There are numerous problems with this state of affairs. The first is that this double standard makes a mockery of American attempts to oppose coups on principled grounds when they happen elsewhere. For instance, Washington has no love for the military junta in Myanmar, so when they seized power in 2021, the American government machine went into overdrive. Most aid was suspended, U.S. aid officials wrote press releases about how they have “stood shoulder to shoulder with the people of Burma for decades in their struggle for peace, democracy, and freedom”, and they even formally grieved the anniversary of the coup two years later. But this only makes Washington look hypocritical - and a bit silly - when it ignores similar events happening elsewhere.
The situation is especially tragicomic in the Sahel. The region has now experienced four coups in the space of as many years, with Washington recognizing two of them (Mali, 2020 and Burkina Faso, 2022) and refusing to recognize two others (Chad, 2021 and Niger, 2023). Ambitious generals can be forgiven for thinking that U.S. officials are going to look the other way if they have a compelling reason - such as, for instance, an important U.S. drone base which Washington really doesn’t want to lose access to.

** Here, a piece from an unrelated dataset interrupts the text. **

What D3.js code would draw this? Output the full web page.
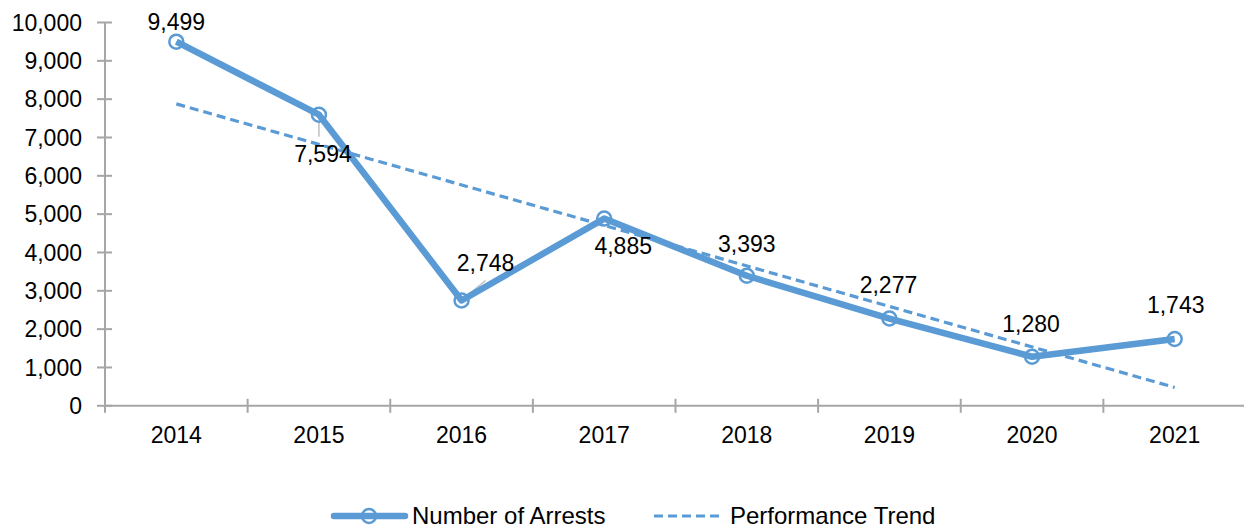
<!DOCTYPE html>
<html><head><meta charset="utf-8">
<script src="https://cdn.jsdelivr.net/npm/d3@7"></script>
<style>body{margin:0;background:#fff}svg{display:block}text{font-family:"Liberation Sans",Arial,sans-serif;fill:#000}</style>
</head><body><svg id="c" width="1244" height="529"></svg>
<script>
const years = ["2014","2015","2016","2017","2018","2019","2020","2021"];
const arrests = [9499, 7594, 2748, 4885, 3393, 2277, 1280, 1743];
const trendYears = ["2014","2021"];
const trendValues = [7876, 479];
const yTicks = [0,1000,2000,3000,4000,5000,6000,7000,8000,9000,10000];
const seriesNames = ["Number of Arrests","Performance Trend"];
// label offsets (dx, dy) relative to point
const labelOffsets = [[0,-20],[4,39],[24,-38],[19,27],[0,-32],[-1,-34],[-1,-33],[1,-34]];

const svg = d3.select("#c");
const color = "#5B9BD5";
const x = d3.scaleBand().domain(years).range([105, 1246]);
const y = d3.scaleLinear().domain([0,10000]).range([405.8, 22.5]);
const fmt = d3.format(",");
const fs = 23;

// y axis
const ya = svg.append("g").attr("transform","translate(105,0)");
ya.append("line").attr("y1",y(0)).attr("y2",y(10000)).attr("stroke","#a6a6a6").attr("stroke-width",2);
ya.selectAll("line.t").data(yTicks).join("line").attr("class","t")
  .attr("x1",-8).attr("x2",7).attr("y1",d=>y(d)).attr("y2",d=>y(d)).attr("stroke","#a6a6a6").attr("stroke-width",2);
ya.selectAll("text").data(yTicks).join("text").attr("x",-23).attr("y",d=>y(d)).attr("dy","0.35em")
  .attr("text-anchor","end").attr("font-size",fs).text(d=>fmt(d));

// x axis
const xa = svg.append("g");
xa.append("line").attr("x1",105).attr("x2",1246).attr("y1",y(0)).attr("y2",y(0)).attr("stroke","#a6a6a6").attr("stroke-width",2);
const bounds = years.map(d=>x(d)).concat([x.range()[1]]);
xa.selectAll("line.t").data(bounds).join("line").attr("class","t")
  .attr("x1",d=>d).attr("x2",d=>d).attr("y1",y(0)-7).attr("y2",y(0)+7).attr("stroke","#a6a6a6").attr("stroke-width",2);
xa.selectAll("text").data(years).join("text").attr("x",d=>x(d)+x.bandwidth()/2).attr("y",435)
  .attr("dy","0.35em").attr("text-anchor","middle").attr("font-size",fs).text(d=>d);

const cx = d=>x(d)+x.bandwidth()/2;

// trend
svg.append("path").datum(trendYears.map((d,i)=>[cx(d),y(trendValues[i])]))
  .attr("d",d3.line()).attr("fill","none").attr("stroke",color).attr("stroke-width",3.2).attr("stroke-dasharray","9,5");

// leader lines
svg.append("line").attr("x1",cx("2015")).attr("x2",cx("2015")).attr("y1",y(7594)+7).attr("y2",y(7594)+22).attr("stroke","#bfbfbf").attr("stroke-width",1.5);
svg.append("line").attr("x1",cx("2016")+2).attr("x2",cx("2016")+24).attr("y1",y(2748)-2).attr("y2",y(2748)-20).attr("stroke","#bfbfbf").attr("stroke-width",1.5);

// main line
svg.append("path").datum(arrests).attr("d",d3.line().x((d,i)=>cx(years[i])).y(d=>y(d)))
  .attr("fill","none").attr("stroke",color).attr("stroke-width",6.5).attr("stroke-linejoin","round");
svg.selectAll("circle.m").data(arrests).join("circle").attr("class","m")
  .attr("cx",(d,i)=>cx(years[i])).attr("cy",d=>y(d)).attr("r",7)
  .attr("fill","none").attr("stroke",color).attr("stroke-width",2.5);

// labels
svg.selectAll("text.lb").data(arrests).join("text").attr("class","lb")
  .attr("x",(d,i)=>cx(years[i])+labelOffsets[i][0]).attr("y",(d,i)=>y(d)+labelOffsets[i][1])
  .attr("dy","0.35em").attr("text-anchor","middle").attr("font-size",fs).text(d=>fmt(d));

// legend
const ly = 516;
const lg = svg.append("g");
lg.append("line").attr("x1",334).attr("x2",405).attr("y1",ly).attr("y2",ly).attr("stroke",color).attr("stroke-width",6.5).attr("stroke-linecap","round");
lg.append("circle").attr("cx",369).attr("cy",ly).attr("r",7).attr("fill","none").attr("stroke",color).attr("stroke-width",2.5);
lg.append("text").attr("x",412).attr("y",ly).attr("dy","0.35em").attr("font-size",24).text(seriesNames[0]);
lg.append("line").attr("x1",654).attr("x2",724).attr("y1",ly).attr("y2",ly).attr("stroke",color).attr("stroke-width",3.2).attr("stroke-dasharray","9,5");
lg.append("text").attr("x",730).attr("y",ly).attr("dy","0.35em").attr("font-size",24).text(seriesNames[1]);
</script></body></html>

Making American officials look silly isn’t the only consequence. Military regimes often engage in human rights violations. They also derail transitions to democracy, which can make it harder for a country’s people to find sustainable ways to achieve political stability, economic growth, and the long-term protection of their rights. By making it clear that Washington sometimes values good relations with a country regardless of how its government treats its people, the U.S. response to coups currently does little to discourage them.
Despite all of this, it’s hard to see any real solution to this problem of naming and shaming coup leaders. There are some interesting proposals floating around from Lawfare and Just Security, but they all suffer from the problem of trying to turn what is essentially a political question into a technical one. No new bureaucratic procedure or formal definition of the word coup is going to force the American government to cut off aid to a regime which it sees as vital to American interests.
The fundamental tension in U.S. policy is that despite all of its rhetoric, America sometimes does see an interest in seeing military regimes succeed, and that isn’t likely to change anytime soon. Washington doesn’t have the power to safeguard every democracy in the world, and American policymakers are incentivized to do what they think is best to protect the safety and prosperity of the American people over the rights and prosperity of others. American foreign policy always has been, and always will be, hypocritical. That’s standard fare for any nation-state - but more difficult for one which claims to place the protection of freedom and democracy at the core of its identity. As Washington tries to marshal the world for a long struggle with Russia and China, this problem will dog it at every step.